After this I went for coffee with a man called Sean. We didn’t have any kind of a lead-up. His request came out of the blue, and something about the plainness of that, the low expectations, made it easy to agree. It wasn’t a date, we said. It was just coffee, we said. (It wasn’t just coffee, of course. It was an audition.) I wasn’t hopeful, but you never know until you meet people. Plus, I was badly in need of something cheeringly ordinary. Over the previous week there had been a string of approaches from those that – kindly – we must refer to as oddballs. ‘I love women. Thin ones, fat ones, young ones, droopy ones, smooth ones, hairy ones – but especially the hairy ones.’ (Well, that was something, at least.) Closely followed by another message, one that was a lot less practical: ‘This fading world is a mirror of myself dying; I’ll be more alive a thousand years from now than at this moment.
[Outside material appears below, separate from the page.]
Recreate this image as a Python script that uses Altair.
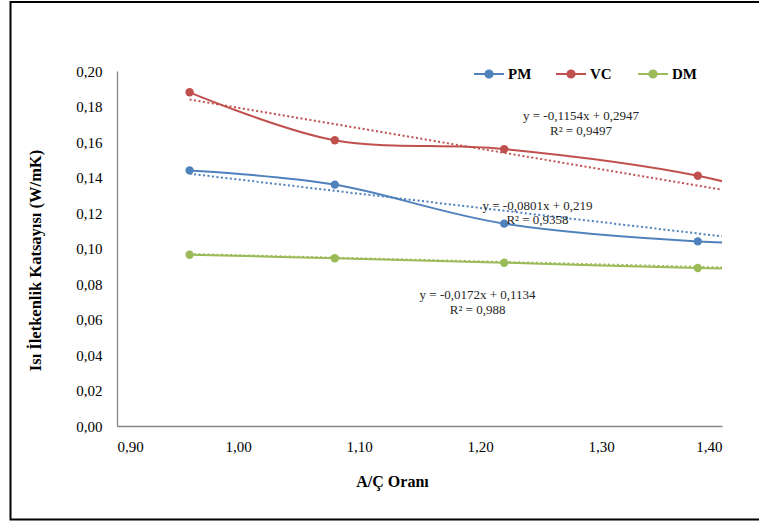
import altair as alt
import pandas as pd

# ---- data ----
series = ["PM", "VC", "DM"]
colors = ["#4F81BD", "#C0504D", "#9BBB59"]
x_values = [0.96, 1.08, 1.22, 1.38, 1.50]
pm_values = [0.144, 0.136, 0.114, 0.104, 0.103]
vc_values = [0.188, 0.161, 0.156, 0.141, 0.118]
dm_values = [0.0965, 0.0945, 0.092, 0.089, 0.0885]

slopes = [-0.0801, -0.1154, -0.0172]
intercepts = [0.219, 0.2947, 0.1134]
trend_x = [0.96, 1.40]

eq_labels = ["y = -0,0801x + 0,219", "y = -0,1154x + 0,2947", "y = -0,0172x + 0,1134"]
r2_labels = ["R² = 0,9358", "R² = 0,9497", "R² = 0,988"]

# annotation placement (data coordinates)
eq_pos_x = [1.2475, 1.2835, 1.198]
eq_pos_y = [0.1239, 0.1746, 0.0738]
r2_pos_y = [0.1161, 0.1662, 0.0654]

y_ticks = [round(i * 0.02, 2) for i in range(11)]
x_ticks = [0.9, 1.0, 1.1, 1.2, 1.3, 1.4]

# ---- tables ----
vals = {"PM": pm_values, "VC": vc_values, "DM": dm_values}
rows = []
for s in series:
    for x, y in zip(x_values, vals[s]):
        rows.append({"x": x, "y": y, "s": s})
df = pd.DataFrame(rows)

trows = []
for s, m, b in zip(series, slopes, intercepts):
    for x in trend_x:
        trows.append({"x": x, "y": m * x + b, "s": s})
tdf = pd.DataFrame(trows)

arows = []
for i in range(3):
    arows.append({"x": eq_pos_x[i], "y": eq_pos_y[i], "t": eq_labels[i]})
    arows.append({"x": eq_pos_x[i], "y": r2_pos_y[i], "t": r2_labels[i]})
adf = pd.DataFrame(arows)

FONT = "Liberation Serif"

xscale = alt.Scale(domain=[0.9, 1.4], nice=False, zero=False)
yscale = alt.Scale(domain=[0, 0.2], nice=False)
cscale = alt.Scale(domain=series, range=colors)

xaxis = alt.Axis(
    values=x_ticks, title="A/Ç Oranı", grid=False, ticks=False,
    labelExpr="replace(format(datum.value, '.2f'), '.', ',')",
    labelFont=FONT, labelFontSize=15, labelColor="#000000", labelPadding=13,
    titleFont=FONT, titleFontSize=16, titleFontWeight="bold", titleColor="#000000",
    titleX=275, titleY=60, titleBaseline="alphabetic", titleAlign="center",
    domainColor="#868686", domainWidth=1.3,
)
yaxis = alt.Axis(
    values=y_ticks, title="Isı İletkenlik Katsayısı (W/mK)", grid=False, ticks=False,
    labelExpr="replace(format(datum.value, '.2f'), '.', ',')",
    labelFont=FONT, labelFontSize=15, labelColor="#000000", labelPadding=15,
    titleFont=FONT, titleFontSize=16.5, titleFontWeight="bold", titleColor="#000000",
    titleAngle=270, titleX=-82, titleY=189, titleAlign="center", titleBaseline="middle",
    domainColor="#868686", domainWidth=1.3,
)

X = alt.X("x:Q", scale=xscale, axis=xaxis)
Y = alt.Y("y:Q", scale=yscale, axis=yaxis)

# line with a solid dot (concentric rings so a stroked symbol looks filled)
symbol_path = (
    "M-1,0H1"
    "M-0.24,0a0.24,0.24 0 1,0 0.48,0a0.24,0.24 0 1,0 -0.48,0"
    "M-0.15,0a0.15,0.15 0 1,0 0.3,0a0.15,0.15 0 1,0 -0.3,0"
    "M-0.06,0a0.06,0.06 0 1,0 0.12,0a0.06,0.06 0 1,0 -0.12,0"
)

legend = alt.Legend(
    title=None, orient="none", direction="horizontal", legendX=356, legendY=-13,
    symbolType=symbol_path, symbolSize=900, symbolStrokeWidth=2, symbolOpacity=1,
    labelFont=FONT, labelFontSize=15, labelFontWeight="bold", labelColor="#000000",
    labelOffset=3, columnPadding=19, gridAlign="all",
)

C = alt.Color("s:N", scale=cscale, legend=legend, sort=series)

lines = alt.Chart(df).mark_line(interpolate="cardinal", strokeWidth=2, clip=True).encode(
    x=X, y=Y, color=C, detail="s:N"
)
points = alt.Chart(df).mark_point(filled=True, size=70, opacity=1, clip=True).encode(
    x=X, y=Y, color=C
)
trends = alt.Chart(tdf).mark_line(strokeWidth=2, strokeDash=[2, 2.5], clip=True).encode(
    x=X, y=Y, color=C, detail="s:N"
)
texts = alt.Chart(adf).mark_text(font=FONT, fontSize=13, color="#262626", align="center", baseline="middle").encode(
    x=X, y=Y, text="t:N"
)
frame = alt.Chart(pd.DataFrame({"a": [0]})).mark_rect(fill=None, stroke="#000000", strokeWidth=2).encode(
    x=alt.value(-106.5), x2=alt.value(700), y=alt.value(-69), y2=alt.value(448.5)
)

chart = alt.layer(frame, trends, lines, points, texts).properties(
    width=605, height=355,
    autosize=alt.AutoSizeParams(type="none"),
    padding={"left": 117, "top": 71, "right": 37, "bottom": 96},
    background="white",
).configure_view(stroke=None)

chart.save("out.html", embed_options={"renderer": "svg", "actions": False})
Discuss.’ And then: ‘I am interested in the occult, Satanism and Celtic mythology, which will be obvious from looking at my paintings, some jpgs of which are attached.’

Also, there had been a humiliating glass of wine with a man in a city pub. David. David was worryingly good-looking (I’d already lost all faith in my power to attract a handsome man) and he’d only seen strategic photos of my head and shoulders. His face literally fell when he saw me coming towards him in the bar. He spent most of our date acting out a fervent need to listen closely to the live band, and more or less shushing me when I spoke. At the end, out on the pavement, he said, ‘I don’t think so, do you?’ and strode away, smiling. I hate to think about being one of the stories these men tell each other in the locker room. I break out in a cold sweat thinking about my friend Jane, who had text sex with an online suitor, after he sent her links to cottages in Italy he thought they should buy. When finally they met, he went to the bar to get drinks and was never seen again.
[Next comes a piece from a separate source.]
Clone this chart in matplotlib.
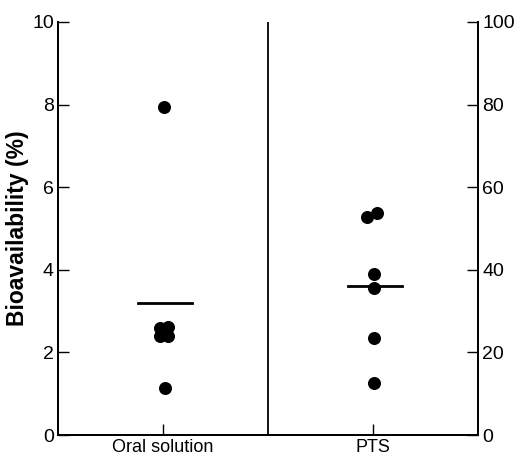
import matplotlib
matplotlib.use("Agg")
import matplotlib.pyplot as plt

plt.rcParams['font.family'] = ['Liberation Sans', 'DejaVu Sans']

# Werte
categories = ['Oral solution', 'PTS']
oral_x = [0.505, 0.485, 0.525, 0.485, 0.525, 0.51]
oral_vals = [7.93, 2.6, 2.62, 2.4, 2.4, 1.14]
oral_mean = 3.19
pts_x = [1.47, 1.52, 1.505, 1.505, 1.505, 1.505]
pts_vals = [52.7, 53.8, 39.1, 35.7, 23.4, 12.7]
pts_mean = 36.2

fig = plt.figure(figsize=(5.18, 4.57), dpi=100)
ax = fig.add_axes([0.112, 0.048, 0.811, 0.904])
ax2 = ax.twinx()

ax.scatter(oral_x, oral_vals, s=70, color='black', zorder=3)
ax.plot([0.38, 0.64], [oral_mean, oral_mean], color='black', lw=2)
ax2.scatter(pts_x, pts_vals, s=70, color='black', zorder=3)
ax2.plot([1.38, 1.64], [pts_mean, pts_mean], color='black', lw=2)

# Trennlinie in der Mitte
ax.axvline(1.0, color='black', lw=1.3)

ax.set_xlim(0, 2)
ax.set_ylim(0, 10)
ax2.set_ylim(0, 100)
ax.set_xticks([0.5, 1.5])
ax.set_xticklabels(categories)
ax.set_yticks(range(0, 11, 2))
ax2.set_yticks(range(0, 101, 20))
ax.set_ylabel('Bioavailability (%)', fontsize=16.5, fontweight='bold', labelpad=2)

for a in (ax, ax2):
    a.spines['top'].set_visible(False)
    for s in a.spines.values():
        s.set_linewidth(1.3)
    a.tick_params(direction='in', length=8, width=1, labelsize=14, pad=3)
ax.tick_params(axis='x', labelsize=13, pad=2.5)

fig.savefig('out.png', dpi=100)
plt.close()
Essentially the meeting with Sean was a blind date, though we’d seen each other’s pictures. His showed him: 1) on a boat, manning the helm; 2) with ice in his beard, on Mont Blanc; and 3) in sunglasses, in Spain with a beer. For online males this amounts to a fairly typical spread. My photographs were typical too: one serious face, one smiling one, and three flattering, semi-misleading holiday pictures (tanned and in wrinkle-obliterating light). After a while I’d added a frank head-to-toe one, too. Coincidentally, a certain Jeff wrote demanding properly full-length photographs. ‘Often the women here prove to have fat ankles,’ he said. (We didn’t talk further.) There’s a huge amount of dating site commentary by men reporting that women prove to be ‘fat’, though to some people that merely means ‘eats properly’ or ‘her knees aren’t the biggest part of her leg’.
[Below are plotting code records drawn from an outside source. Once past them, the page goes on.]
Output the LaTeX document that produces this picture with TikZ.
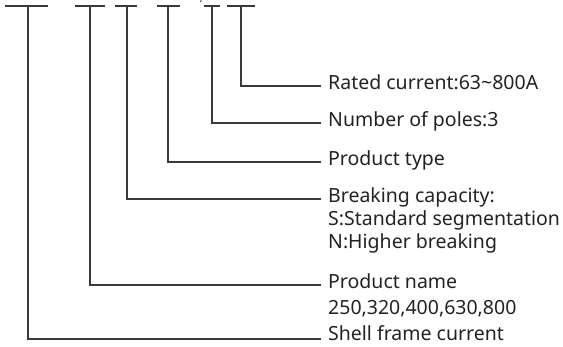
\documentclass[tikz,border=0pt]{standalone}
\usepackage{fontspec}
\setmainfont{Noto Sans}
\definecolor{linec}{HTML}{3A3A3A}
\definecolor{textc}{HTML}{222222}
\begin{document}
\begin{tikzpicture}[x=1pt,y=-1pt,
  ln/.style={draw=linec,line width=1.1pt},
  lbl/.style={anchor=west,inner sep=0pt,text=textc,font=\fontsize{19.5}{23}\selectfont,text height=0.8em,text depth=0.2em}]
\useasboundingbox (0,0) rectangle (563,346);
% top bars
\draw[ln] (5,6) -- (48,6);
\draw[ln] (75,6) -- (105,6);
\draw[ln] (115,6) -- (137,6);
\draw[ln] (157,6) -- (180,6);
\draw[ln] (204,6) -- (220,6);
\draw[ln] (227,6) -- (255,6);
\draw[linec,line width=0.9pt] (201.2,0) -- (200.6,2);
% bar centres
\coordinate (b6) at (28,6);
\coordinate (b5) at (90,6);
\coordinate (b4) at (127,6);
\coordinate (b3) at (168,6);
\coordinate (b2) at (212,6);
\coordinate (b1) at (241,6);
% line ends
\coordinate (e1) at (321,86);
\coordinate (e2) at (321,123);
\coordinate (e3) at (321,162);
\coordinate (e4) at (321,199);
\coordinate (e5) at (321,285);
\coordinate (e6) at (321,339);
% labels
\node[lbl] (t1) at (328,86) {Rated current:63\char"7E 800A};
\node[lbl] (t2) at (328,123) {Number of poles:3};
\node[lbl] (t3) at (328,162) {Product type};
\node[lbl] (t4) at (328,199) {Breaking capacity:};
\node[lbl] (t4b) at (328,222) {S:Standard segmentation};
\node[lbl] (t4c) at (328,245) {N:Higher breaking};
\node[lbl] (t5) at (328,285) {Product name};
\node[lbl] (t5b) at (328,311) {250,320,400,630,800};
\node[lbl] (t6) at (328,337.5) {Shell frame current};
% connectors
\draw[ln] (b1) |- (e1);
\draw[ln] (b2) |- (e2);
\draw[ln] (b3) |- (e3);
\draw[ln] (b4) |- (e4);
\draw[ln] (b5) |- (e5);
\draw[ln] (b6) |- (e6);
\end{tikzpicture}
\end{document}
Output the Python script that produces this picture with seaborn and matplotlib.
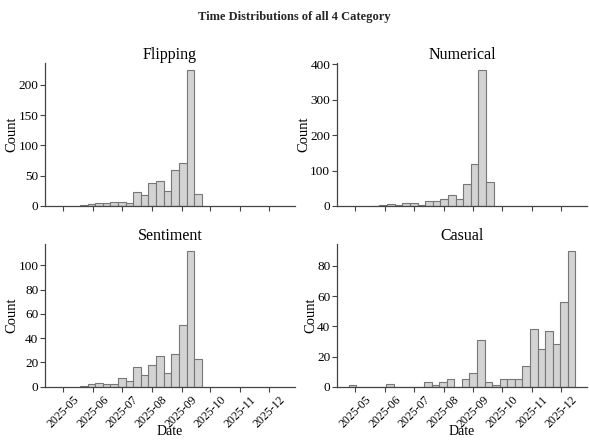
import numpy as np
import pandas as pd
import matplotlib
matplotlib.use("Agg")
import matplotlib.pyplot as plt
import matplotlib.dates as mdates
import matplotlib.ticker as mticker
import seaborn as sns

# ---- data (weekly-ish bin counts) ----
categories = ["Flipping", "Numerical", "Sentiment", "Casual"]

flipping_counts = [1, 3, 5, 5, 7, 7, 5, 23, 18, 38, 41, 25, 60, 71, 225, 20]
numerical_counts = [1, 3, 6, 3, 8, 8, 3, 15, 15, 20, 32, 20, 62, 119, 384, 67]
sentiment_counts = [1, 2, 3, 2, 2, 7, 5, 16, 10, 18, 25, 11, 27, 51, 112, 23]
casual_counts = [1, 0, 0, 0, 0, 2, 0, 0, 0, 0, 3, 1, 3, 5, 0, 5, 9, 31, 3, 1,
                 5, 5, 5, 14, 38, 25, 37, 28, 56, 90]

bin_starts = ["2025-05-18 08:00", "2025-05-18 08:00", "2025-05-18 08:00", "2025-04-24 02:00"]
bin_widths_days = [7.91, 7.91, 7.91, 7.86]

counts_list = [flipping_counts, numerical_counts, sentiment_counts, casual_counts]
y_tick_steps = [50, 100, 20, 20]

sns.set_theme(style="white")
plt.rcParams["font.family"] = ["Liberation Serif", "DejaVu Serif"]

fig, axes = plt.subplots(2, 2, figsize=(5.89, 4.41), dpi=100, sharex=True)
fig.subplots_adjust(left=0.077, right=0.996, top=0.857, bottom=0.123,
                    wspace=0.17, hspace=0.265)

for ax, name, counts, start, width, step in zip(axes.flat, categories, counts_list,
                                                bin_starts, bin_widths_days, y_tick_steps):
    n = len(counts)
    t0 = pd.Timestamp(start)
    edges = [t0 + pd.Timedelta(days=width * i) for i in range(n + 1)]
    centers = [t0 + pd.Timedelta(days=width * (i + 0.5)) for i in range(n)]
    df = pd.DataFrame({"Date": centers, "Count": counts})
    bin_edges = [float(v) for v in mdates.date2num(edges)]
    sns.histplot(data=df, x="Date", weights="Count",
                 bins=bin_edges, ax=ax,
                 color="#d3d3d3", edgecolor="#777777", linewidth=0.8, alpha=1.0)
    ax.set_title(name, fontsize=11.5, pad=3, color="black")
    ax.set_xlabel("Date", fontsize=10, labelpad=0, color="black")
    ax.set_ylabel("Count", fontsize=10.5, labelpad=0, color="black")
    ax.yaxis.set_major_locator(mticker.MultipleLocator(step))
    ax.tick_params(axis="both", labelsize=9.5, length=3.5, width=0.8,
                   bottom=True, left=True, pad=1.5, color="#444444",
                   labelcolor="black")
    sns.despine(ax=ax)
    for s in ax.spines.values():
        s.set_color("#444444")
        s.set_linewidth(0.9)

axes[0, 0].set_ylim(top=236)

locator = mdates.MonthLocator()
for ax in axes.flat:
    ax.xaxis.set_major_locator(locator)
    ax.xaxis.set_major_formatter(mdates.DateFormatter("%Y-%m"))
for ax in axes[1]:
    ax.tick_params(axis="x", labelsize=8.5, pad=1.5)
    ax.set_xlabel("Date", fontsize=10, labelpad=-4, color="black")
    for lab in ax.get_xticklabels():
        lab.set_rotation(45)
        lab.set_ha("center")

fig.suptitle("Time Distributions of all 4 Category", fontsize=9,
             fontweight="bold", y=0.975)

fig.savefig("out.png", dpi=100)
It’s easy to get in a tizz about your pictures on dating sites. They say the camera doesn’t lie, but that’s a lie. Sometimes it does. It lies because it’s been digitally manipulated, or because its truth is a decade out of date, or because it’s one of those freakish rare shots that glamorise. We all have at least one photograph in which we look like someone else, someone better looking; in my case I’d been told I looked a bit like Elizabeth Taylor (I don’t). It’s tempting to use that freakishly good one on your profile, not only for the obvious vain reasons but because the lucky angle with the filter applied offers a little bit of useful anonymity. None of us wants to be accosted in the street by someone exclaiming, ‘Oh my God – aren’t you Bunnykins27, who has a thing about men in linen jackets?’ (I’m not, by the way. And I might, but not more than the average woman.)

So, when I got to the café I found that Sean didn’t look much like his pictures, and nor was he ‘lanky’ either. His photos, he admitted, were fifteen years old. There’s nothing wrong with going bald and acquiring a post-divorce paunch and having teeth like tombstones, but it wasn’t what I was expecting, and so when he approached the café table I didn’t recognise him and told him I was waiting for someone. He was amused: the teeth were unveiled in a faintly alarming smile reminiscent of Alec Guinness in The Ladykillers. But he was nice. He was very nice and I was nice back, and we had a civilised cup of coffee. Afterwards, I said, ‘It was good to meet you,’ and he patted my arm and said, ‘Very best of luck with it.’ We exchanged a smile of mutual understanding and parted.